Charles Black, the director of CFN at Brookhaven, put this latest record in context in an e-mail interview with IEEE Spectrum. The previous record for PMMA using electron-beam lithography was features as small as 3.6 nm spaced 25 nm apart. That was for “positive-tone” PMMA (the kind where PMMA is removed from exposed areas). For the negative-tone version (the kind where PMMA remains in exposed areas), researchers have shrunk features to 5 nm, spaced 16 nm apart. Another high-resolution electron-beam resist, hydrogen silsesquioxane (HSQ), has been patterned at feature sizes between 2 and 3 nm, with minimum 10 nm spacing.

These latest results have led the researchers to believe that their technique might represent a way to tailor the properties of materials. “This technique opens up many exciting materials engineering possibilities, tailoring properties if not atom by atom, then closer than ever before,” said Aaron Stein, a senior scientist in the electronic nanomaterials group at the CFN and co-author of the paper, in a press release.

This project began several years ago when Karl Berggren of MIT and his graduate student, Vitor Manfrinato, approached scientists at the CFN with the idea for the research. Later, after graduating from MIT, Manfrinato joined the CFN as a postdoctoral researcher to continue development of this technique, which led to this latest advance.  

The biggest challenge in patterning at the single-nanometer length scale is obtaining a finely focused electron beam in a stable environment, and having precise control of beam position, according to Black. “We are able to control the focused beam for patterning by modifying the microscope to include a pattern generator,” adds Black. “Precise imaging of the fabricated structures in the [scanning transmission electron microscope] is nearly as challenging as patterning them.”

One of the keys to achieving the focused beam was the use of something called “spherical aberration” of the electron microscope. Spherical aberration correction is a defect in a lens that causes light (or in this case electrons) that pass through the outer part of the lens to be focused more strongly (“over focused”) when compared with electrons that pass through the center of the lens.  This blurs the object (in this case the electron source) as it appears in the image (here the electrons when they hit the sample).
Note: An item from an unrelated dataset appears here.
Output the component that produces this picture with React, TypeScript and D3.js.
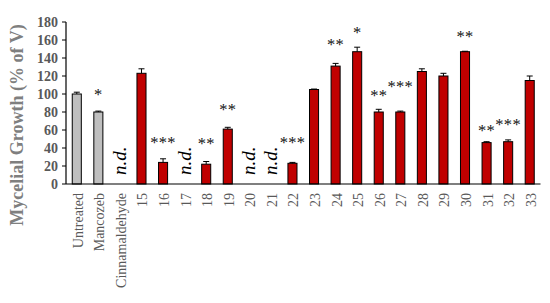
import React from "react";
import * as d3 from "d3";

const categories = ["Untreated", "Mancozeb", "Cinnamaldehyde", "15", "16", "17", "18", "19", "20", "21", "22", "23", "24", "25", "26", "27", "28", "29", "30", "31", "32", "33"];
const growth = [100, 80, null, 123, 24, null, 22, 61, null, null, 23, 105, 131, 147, 80, 80, 125, 120, 147, 46, 47, 115];
const errors = [2, 1, 0, 5, 4, 0, 3, 2, 0, 0, 1, 0.5, 3, 5, 3, 1, 3, 3, 0.5, 1, 2, 5];
const marks = ["", "*", "n.d.", "", "***", "n.d.", "**", "**", "n.d.", "n.d.", "***", "", "**", "*", "**", "***", "", "", "**", "**", "***", ""];
// how far the significance stars sit above each bar (px)
const markGap = [0, 20, 0, 0, 22, 0, 23, 22, 0, 0, 23, 0, 24, 22, 19, 28, 0, 0, 18, 15, 20, 0];
const controls = ["Untreated", "Mancozeb", "Cinnamaldehyde"];
const yTicks = [0, 20, 40, 60, 80, 100, 120, 140, 160, 180];

const W = 550;
const H = 303;
const margin = { top: 22, right: 10, bottom: 120, left: 66 };
const serif = { fontFamily: "Liberation Serif, DejaVu Serif, serif" };

export default function App() {
  const x = d3
    .scaleBand()
    .domain(categories)
    .range([margin.left, 540.5])
    .paddingInner(0)
    .paddingOuter(0);
  const y = d3.scaleLinear().domain([0, 180]).range([184, margin.top]);
  const bw = x.bandwidth() * 0.42;

  return (
    <svg width={W} height={H} style={{ position: "absolute", left: 0, top: 0, background: "#fff" }}>
      {/* y axis label */}
      <text
        transform="translate(23,125) rotate(-90)"
        textAnchor="middle"
        style={serif}
        fontWeight="bold"
        fontSize={18}
        fill="#7f7f7f"
      >
        Mycelial Growth (% of V)
      </text>

      {/* y ticks */}
      {yTicks.map((t) => (
        <g key={t}>
          <line x1={margin.left - 4} x2={margin.left} y1={y(t)} y2={y(t)} stroke="#000" strokeWidth={1} />
          <text
            x={margin.left - 8}
            y={y(t)}
            dy="0.34em"
            textAnchor="end"
            style={serif}
            fontWeight="bold"
            fontSize={14}
            fill="#595959"
          >
            {t}
          </text>
        </g>
      ))}

      {/* bars */}
      {categories.map((c, i) => {
        const v = growth[i];
        const cx = (x(c) as number) + x.bandwidth() / 2;
        const isCtrl = controls.includes(c);
        const m = marks[i];
        if (v == null) {
          return (
            <text
              key={c}
              transform={`translate(${cx + 6},${y(0) - 9}) rotate(-90)`}
              style={serif}
              fontStyle="italic"
              fontSize={19}
              fill="#000"
            >
              {m}
            </text>
          );
        }
        const e = errors[i];
        return (
          <g key={c}>
            <rect
              x={cx - bw / 2}
              y={y(v)}
              width={bw}
              height={y(0) - y(v)}
              fill={isCtrl ? "#bfbfbf" : "#c00000"}
              stroke="#000"
              strokeWidth={1}
            />
            {e > 0 && (
              <g stroke="#000" strokeWidth={1}>
                <line x1={cx} x2={cx} y1={y(v)} y2={y(v + e)} />
                <line x1={cx - 3} x2={cx + 3} y1={y(v + e)} y2={y(v + e)} />
              </g>
            )}
            {m && (
              <text
                x={cx}
                y={y(v) - markGap[i] + 8}
                textAnchor="middle"
                style={serif}
                fontSize={16.5}
                letterSpacing={0.3}
                fill="#111"
              >
                {m}
              </text>
            )}
          </g>
        );
      })}

      {/* axes */}
      <line x1={margin.left} x2={540.5} y1={y(0)} y2={y(0)} stroke="#000" strokeWidth={1.2} />
      <line x1={margin.left} x2={margin.left} y1={y(0)} y2={y(180)} stroke="#000" strokeWidth={1.2} />

      {/* x labels */}
      {categories.map((c) => {
        const cx = (x(c) as number) + x.bandwidth() / 2;
        return (
          <text
            key={c}
            transform={`translate(${cx + 6},${y(0) + 9}) rotate(-90)`}
            textAnchor="end"
            style={serif}
            fontSize={14}
            fill="#595959"
          >
            {c}
          </text>
        );
      })}
    </svg>
  );
}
Spherical aberration can be corrected with special lenses, explains Eric A. Stach, one of the co-authors of the Nano Letters paper. Stach notes that the correction technique allowed them to form a roughly 0.1-nm-wide electron beam—fine enough that they could push the electron/sample interaction to its ultimate scale.
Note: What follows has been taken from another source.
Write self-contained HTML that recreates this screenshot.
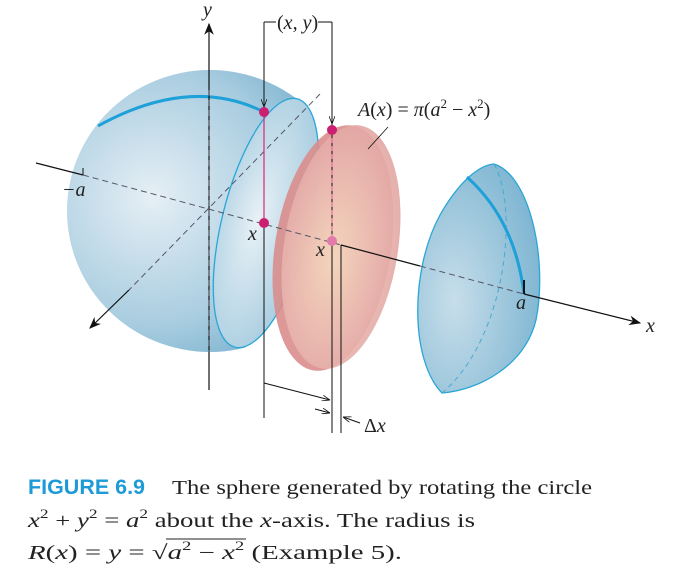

While the lithography system used by the CFN team is the first of its kind in the world, its applications are restricted to research because it is inadequate for high-volume manufacturing, according to Black. “Primarily, our lithographic system is useful for demonstrating the ultimate limits of electron beam lithography—which may be useful in aiding design of future electron beam lithography systems,” adds Black.

Although electron-beam lithography is unsuitable for patterning microchips themselves (due to low throughput), it is already an essential tool in the IT industry. It is widely used for optical and extreme ultraviolet (EUV) lithography mask writing, as well as high-resolution patterning of the read/write heads in magnetic disc drives. 

In the future, the CFN scientists intend to use their technique to study the properties of materials patterned at one-nanometer dimensions. One early target will be the semiconducting material silicon, whose electronic and optical properties are predicted to change at the single-digit nanometer scale.

Black adds: “Because the CFN is a national user facility, we will soon be offering our first-of-a-kind nanoscience tool to users from around the world to assist them in their research.”